On Tue, Jan 15 2008 at 17:52 +0200, James Bottomley <[EMAIL PROTECTED]> wrote:
> I thought, now we had this new shiny code to increase the scatterlist
> table size I'd try it out.  It turns out there's a pretty vast block
> conspiracy that prevents us going over 128 entries in a scatterlist.
> 
> The first problems are in SCSI:  The host parameters sg_tablesize and
> max_sectors are used to set the queue limits max_hw_segments and
> max_sectors respectively (the former is the maximum number of entries
> the HBA can tolerate in a scatterlist for each transaction, the latter
> is a total transfer cap on the maxiumum number of 512 byte sectors).
> The default settings, assuming the HBA doesn't vary them are
> sg_tablesize at SG_ALL (255) and max_sectors at SCSI_DEFAULT_MAX_SECTORS
> (1024).  A quick calculation shows the latter is actually 512k or 128
> pages (at 4k pages), hence the persistent 128 entry limit.
> 
> However, raising max_sectors and sg_tablesize together still doesn't
> help:  There's actually an insidious limit sitting in the block layer as
> well.  This is what blk_queue_max_sectors says:
> 
> void blk_queue_max_sectors(struct request_queue *q, unsigned int
> max_sectors)
> {
>       if ((max_sectors << 9) < PAGE_CACHE_SIZE) {
>               max_sectors = 1 << (PAGE_CACHE_SHIFT - 9);
>               printk("%s: set to minimum %d\n", __FUNCTION__, max_sectors);
>       }
> 
>       if (BLK_DEF_MAX_SECTORS > max_sectors)

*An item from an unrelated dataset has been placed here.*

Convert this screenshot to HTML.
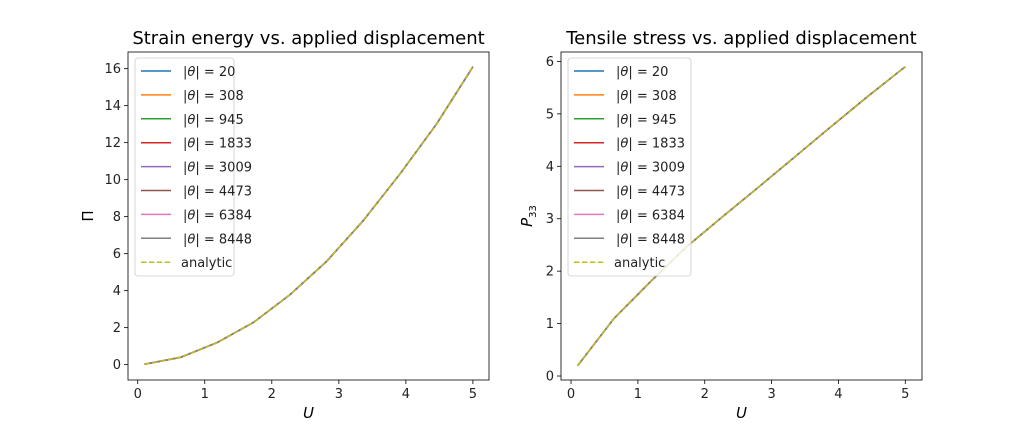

>               q->max_hw_sectors = q->max_sectors = max_sectors;
>       else {
>               q->max_sectors = BLK_DEF_MAX_SECTORS;
>               q->max_hw_sectors = max_sectors;
>       }
> }
> 
> So it imposes a maximum possible setting of BLK_DEF_MAX_SECTORS which is
> defined in blkdev.h to .... 1024, thus also forcing the queue down to
> 128 scatterlist entries.
> 
> Once I raised this limit as well, I was able to transfer over 128
> scatterlist elements during benchmark test runs of normal I/O (actually
> kernel compiles seem best, they hit 608 scatterlist entries).
> 
> So my question, is there any reason not to raise this limit to something
> large (like 65536) or even eliminate it altogether?
> 
> James
> 
I have an old branch here where I've swiped through the scsi drivers just
to remove the SG_ALL limit. Unfortunately some drivers mean laterally
255 when using SG_ALL. So I passed driver by driver and carfully inspected
the code to change it to something driver specific if they really meant
255.

I have used sg_tablesize = ~0; to indicate, I don't care any will do,
and some driver constant if there is a real limit. Though removing
SG_ALL at the end.

Should I freshen up this branch and send it.